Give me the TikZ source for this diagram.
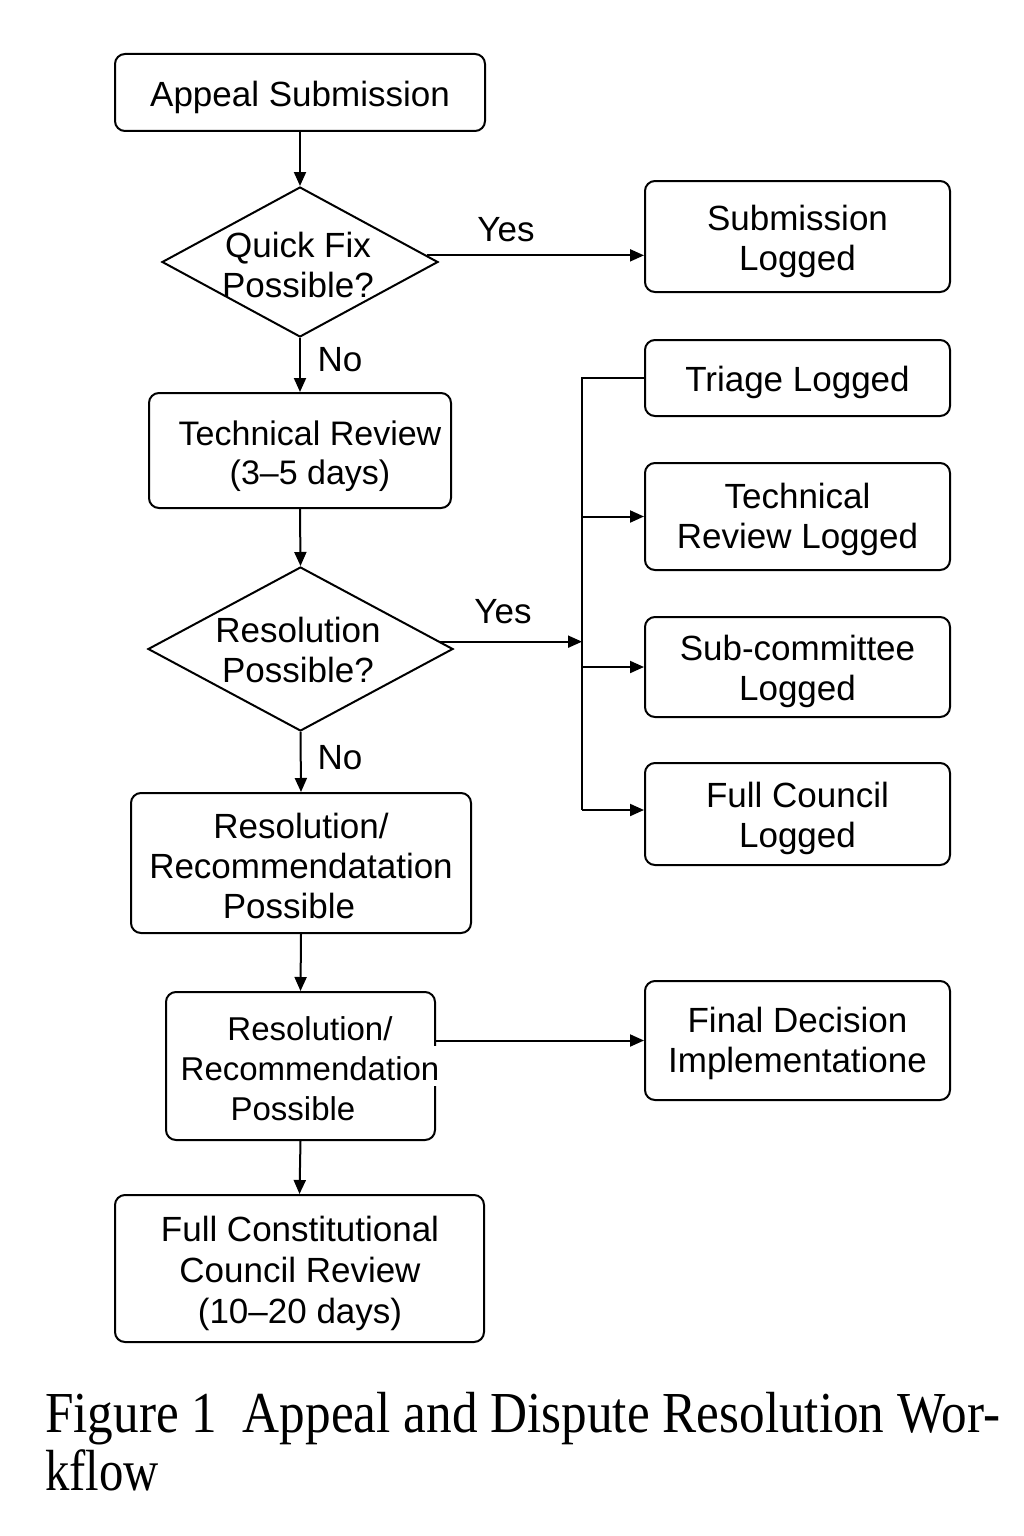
\documentclass[tikz,border=0pt]{standalone}
\usepackage{fontspec}
\setmainfont{Liberation Sans}
\newfontfamily\capfont{Liberation Serif}
\usetikzlibrary{shapes.geometric,arrows.meta}
\begin{document}
\begin{tikzpicture}[x=1pt,y=-1pt,
  box/.style={draw, line width=2pt, rounded corners=10pt, inner sep=0pt},
  dia/.style={draw, diamond, line width=2pt, inner sep=0pt},
  txt/.style={inner sep=0pt, align=center, font=\fontsize{35}{40}\selectfont},
  conn/.style={line width=2pt},
  arr/.style={line width=2pt, -{Triangle[length=14pt,width=12pt]}}]
\useasboundingbox (0,0) rectangle (1024,1536);
% left column
\node[box, minimum width=370, minimum height=77] (app) at (300,92.5) {};
\node[txt] (appt) at (300,97) {Appeal Submission};
\node[dia, minimum width=276, minimum height=150] (d1) at (300,262) {};
\node[txt] (d1t) at (298,265) {Quick Fix\\Possible?};
\node[box, minimum width=302, minimum height=115] (tr) at (300,450.5) {};
\node[txt, font=\fontsize{34}{39}\selectfont] (trt) at (310,456) {Technical Review\\(3–5 days)};
\node[dia, minimum width=305, minimum height=164] (d2) at (300.5,649) {};
\node[txt] (d2t) at (298,650) {Resolution\\Possible?};
\node[box, minimum width=340, minimum height=140] (r1) at (301,863) {};
\node[txt] (r1t) at (301,866) {Resolution/\\Recommendatation\\Possible\hspace*{24pt}};
\node[box, minimum width=269, minimum height=148] (r2) at (300.5,1066) {};
\fill[white] (432,1046) rectangle (438,1086);
\node[txt, font=\fontsize{33}{40}\selectfont] (r2t) at (310,1069) {Resolution/\\Recommendation\\Possible\hspace*{34pt}};
\node[box, minimum width=369, minimum height=147] (fc) at (299.5,1268.5) {};
\node[txt, font=\fontsize{35}{41}\selectfont] (fct) at (300,1273) {Full Constitutional\\Council Review\\(10–20 days)};
% right column
\node[box, minimum width=305, minimum height=111] (sl) at (797.5,236.5) {};
\node[txt] (slt) at (797.5,241) {Submission\\Logged};
\node[box, minimum width=305, minimum height=76] (tl) at (797.5,378) {};
\node[txt] (tlt) at (797.5,382) {Triage Logged};
\node[box, minimum width=305, minimum height=107] (trl) at (797.5,516.5) {};
\node[txt] (trlt) at (797.5,519) {Technical\\Review Logged};
\node[box, minimum width=305, minimum height=100] (scl) at (797.5,667) {};
\node[txt] (sclt) at (797.5,671) {Sub-committee\\Logged};
\node[box, minimum width=305, minimum height=102] (fcl) at (797.5,814) {};
\node[txt] (fclt) at (797.5,818) {Full Council\\Logged};
\node[box, minimum width=305, minimum height=119] (fd) at (797.5,1040.5) {};
\node[txt] (fdt) at (797.5,1043) {Final Decision\\Implementatione};
% bus
\coordinate (bus) at (582,641);
\coordinate (bbot) at (582,810);
% connectors
\draw[arr] (app.south) -- (d1.north);
\draw[arr] (d1.3.2) -- (d1.3.2 -| sl.west);
\node[txt] (yes1) at (506,230) {Yes};
\draw[arr] (d1.south) -- (tr.north);
\node[txt] (no1) at (340,360) {No};
\draw[arr] (tr.south) -- (d2.north);
\draw[arr] (d2.3.3) -- (d2.3.3 -| bus);
\node[txt] (yes2) at (503,612) {Yes};
\draw[arr] (d2.south) -- (r1.north);
\node[txt] (no2) at (340,758) {No};
\draw[arr] (r1.south) -- (r2.north);
\draw[arr] (r2.south) -- (fc.north);
\draw[conn] (tl.west) -- (tl.west -| bus) -- (bbot);
\draw[arr] (trl.west -| bus) -- (trl.west);
\draw[arr] (scl.west -| bus) -- (scl.west);
\draw[arr] (bbot) -- (bbot -| fcl.west);
\draw[arr] (r2.east |- fd.west) -- (fd.west);
% caption
\node[anchor=base west, inner sep=0pt, font=\capfont\fontsize{58}{60}\selectfont] (cap1) at (45,1432) {\resizebox{955pt}{\height}{Figure 1\ \ Appeal and Dispute Resolution Wor-}};
\node[anchor=base west, inner sep=0pt, font=\capfont\fontsize{58}{60}\selectfont] (cap2) at (45,1490) {\scalebox{0.84}[1]{kflow}};
\end{tikzpicture}
\end{document}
○ ○ ○ ○ ○ ○ ○
**Your objective**: Restate the data above word for word. Do not include the images.

**Exercise output**:
Give me the TikZ source for this diagram.
\documentclass[tikz,border=0pt]{standalone}
\usepackage{fontspec}
\setmainfont{Liberation Sans}
\newfontfamily\capfont{Liberation Serif}
\usetikzlibrary{shapes.geometric,arrows.meta}
\begin{document}
\begin{tikzpicture}[x=1pt,y=-1pt,
  box/.style={draw, line width=2pt, rounded corners=10pt, inner sep=0pt},
  dia/.style={draw, diamond, line width=2pt, inner sep=0pt},
  txt/.style={inner sep=0pt, align=center, font=\fontsize{35}{40}\selectfont},
  conn/.style={line width=2pt},
  arr/.style={line width=2pt, -{Triangle[length=14pt,width=12pt]}}]
\useasboundingbox (0,0) rectangle (1024,1536);
% left column
\node[box, minimum width=370, minimum height=77] (app) at (300,92.5) {};
\node[txt] (appt) at (300,97) {Appeal Submission};
\node[dia, minimum width=276, minimum height=150] (d1) at (300,262) {};
\node[txt] (d1t) at (298,265) {Quick Fix\\Possible?};
\node[box, minimum width=302, minimum height=115] (tr) at (300,450.5) {};
\node[txt, font=\fontsize{34}{39}\selectfont] (trt) at (310,456) {Technical Review\\(3–5 days)};
\node[dia, minimum width=305, minimum height=164] (d2) at (300.5,649) {};
\node[txt] (d2t) at (298,650) {Resolution\\Possible?};
\node[box, minimum width=340, minimum height=140] (r1) at (301,863) {};
\node[txt] (r1t) at (301,866) {Resolution/\\Recommendatation\\Possible\hspace*{24pt}};
\node[box, minimum width=269, minimum height=148] (r2) at (300.5,1066) {};
\fill[white] (432,1046) rectangle (438,1086);
\node[txt, font=\fontsize{33}{40}\selectfont] (r2t) at (310,1069) {Resolution/\\Recommendation\\Possible\hspace*{34pt}};
\node[box, minimum width=369, minimum height=147] (fc) at (299.5,1268.5) {};
\node[txt, font=\fontsize{35}{41}\selectfont] (fct) at (300,1273) {Full Constitutional\\Council Review\\(10–20 days)};
% right column
\node[box, minimum width=305, minimum height=111] (sl) at (797.5,236.5) {};
\node[txt] (slt) at (797.5,241) {Submission\\Logged};
\node[box, minimum width=305, minimum height=76] (tl) at (797.5,378) {};
\node[txt] (tlt) at (797.5,382) {Triage Logged};
\node[box, minimum width=305, minimum height=107] (trl) at (797.5,516.5) {};
\node[txt] (trlt) at (797.5,519) {Technical\\Review Logged};
\node[box, minimum width=305, minimum height=100] (scl) at (797.5,667) {};
\node[txt] (sclt) at (797.5,671) {Sub-committee\\Logged};
\node[box, minimum width=305, minimum height=102] (fcl) at (797.5,814) {};
\node[txt] (fclt) at (797.5,818) {Full Council\\Logged};
\node[box, minimum width=305, minimum height=119] (fd) at (797.5,1040.5) {};
\node[txt] (fdt) at (797.5,1043) {Final Decision\\Implementatione};
% bus
\coordinate (bus) at (582,641);
\coordinate (bbot) at (582,810);
% connectors
\draw[arr] (app.south) -- (d1.north);
\draw[arr] (d1.3.2) -- (d1.3.2 -| sl.west);
\node[txt] (yes1) at (506,230) {Yes};
\draw[arr] (d1.south) -- (tr.north);
\node[txt] (no1) at (340,360) {No};
\draw[arr] (tr.south) -- (d2.north);
\draw[arr] (d2.3.3) -- (d2.3.3 -| bus);
\node[txt] (yes2) at (503,612) {Yes};
\draw[arr] (d2.south) -- (r1.north);
\node[txt] (no2) at (340,758) {No};
\draw[arr] (r1.south) -- (r2.north);
\draw[arr] (r2.south) -- (fc.north);
\draw[conn] (tl.west) -- (tl.west -| bus) -- (bbot);
\draw[arr] (trl.west -| bus) -- (trl.west);
\draw[arr] (scl.west -| bus) -- (scl.west);
\draw[arr] (bbot) -- (bbot -| fcl.west);
\draw[arr] (r2.east |- fd.west) -- (fd.west);
% caption
\node[anchor=base west, inner sep=0pt, font=\capfont\fontsize{58}{60}\selectfont] (cap1) at (45,1432) {\resizebox{955pt}{\height}{Figure 1\ \ Appeal and Dispute Resolution Wor-}};
\node[anchor=base west, inner sep=0pt, font=\capfont\fontsize{58}{60}\selectfont] (cap2) at (45,1490) {\scalebox{0.84}[1]{kflow}};
\end{tikzpicture}
\end{document}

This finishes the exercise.